Reconheço que a expressao « anacronica » nao foi a mais feliz, no entanto, estava-me a referir à perspectiva que assenta na presença dos trabalhadores imigrantes como uma entidade dissociavel dos trabalhadores « locais ». Deixemo-nos da logica funcionalista e passemos à logica de coesao social independentemente das origens de cada um.

Nuno Serra disse...

Cara Inês,
Peço desculpa por apenas agora responder aos seus comentários.
Creio que queria apenas pedir-lhe para não assumir que eu, ao assinalar aqui um argumento que desmonta um mito recorrente sobre a imigração («vêm para cá roubar os nossos empregos e viver à nossa custa»), secundarize a questão essencial: o modelo de uma sociedade inclusiva e solidária.

Nuno Serra disse...

Caro anónimo do dia 3 de Junho,
Há-de admitir que tem a sua piada constatar o seguinte: insinua que o argumento subjacente a este post carece de demonstração objectiva (apesar dos dados oficiais que mobiliza).
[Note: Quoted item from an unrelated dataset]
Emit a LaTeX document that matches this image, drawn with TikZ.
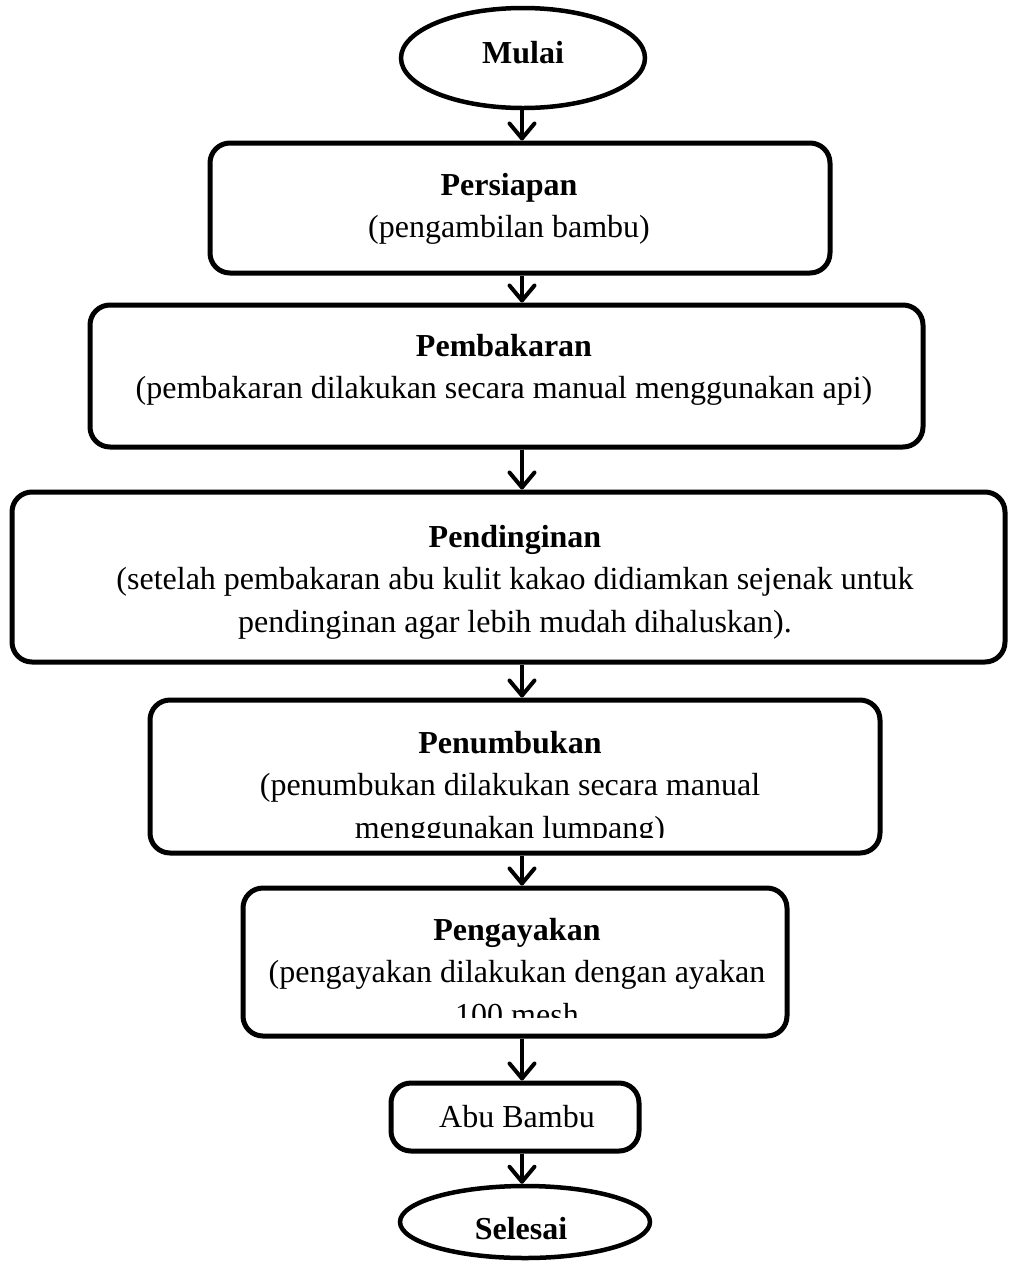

Mas já não tem problema nenhum em avançar com o seu palpite (sim, porque à falta de dados não passa de um palpite), segundo o qual os imigrantes «faz[er]em concorrência aos trabalhadores locais, que podiam (em em parte seguramente iriam) ocupar esses postos de trabalho e da mesma forma descontar para a segurança social».
Olhe, palpite por palpite, deixe-me dar-lhe o meu: provavelmente, pelo menos antes da crise, sem imigrantes teríamos alguns sectores que não encontravam mão-de-obra nacional disponível para preencher os postos de trabalho necessários (e não quero com isto, aviso já, fazer qualquer espécie de crítica ou juizo moral sobre essa indisponibilidade dos portugueses para desempenhar certos ofícios, que o caro anónimo sabe certamente quais são).